Other commonsense changes involve refocusing the Department's agencies on their core missions. For the Bureau of International Labor Affairs (ILAB), that means focusing the agency on ensuring that U.S. trade agreements and preference programs are fair for American workers. In addition to their reporting requirements on international child labor and forced labor and their charge to represent U.S. interests in international settings like the International Labor Organization, ILAB has a critical role to play in leveling the playing field to make sure that other countries are not undercutting American workers by violating trade commitments. The Budget eliminates ILAB's new grants programs as we ask other countries to invest more in these areas, saving America's taxpayers $67.5 million.

The Budget refocuses the Office of Disability Employment Policy (ODEP) by investing agency resources in an initiative that is based on a program with demonstrated success: the State of Washington's Centers of Occupational Health and Education program, which is part of its workers' compensation program. ODEP's investment builds on a model proven to increase labor force participation of individuals with injuries and disabilities.
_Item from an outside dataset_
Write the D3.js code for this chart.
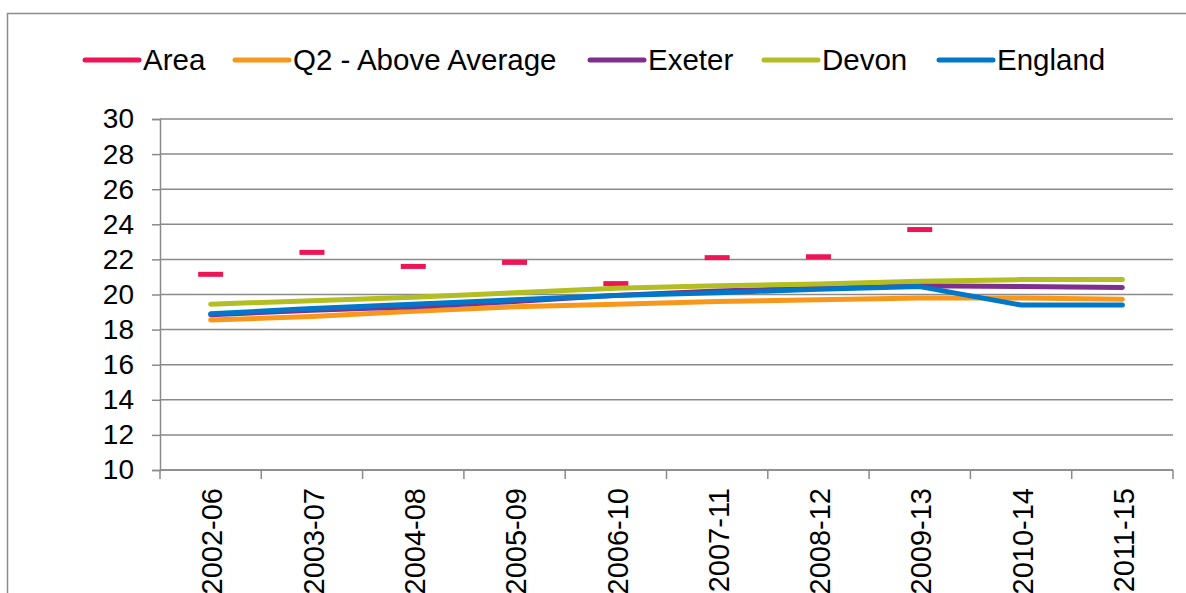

The demonstration project, which will be run in partnership with the Social Security Administration, will test the effects of implementing key features of the model in other states or municipalities for a broader population.

The Department also proposes sensible reforms for the Pension Benefit Guaranty Corporation (PBGC). PBGC acts as a backstop to insure pension payments for workers and retirees whose companies and pension plans have failed. The Budget proposes premium reforms for the multiemployer insurance program that will improve the solvency of the program.

These commonsense changes will restore the Department to a focus on its core mission, save taxpayer resources, and increase the Department's effectiveness by investing in programs known to have a meaningful impact on American workers.

Americans want good and safe jobs. The Department is here to support Americans' desire to hold these jobs. The Budget restores the Department to this fundamental mission, investing in programs that we know are successful. The proposals are evidence-based and reflect the seriousness with which the Administration is taking its responsibilities. We look forward to working with Congress on these important goals.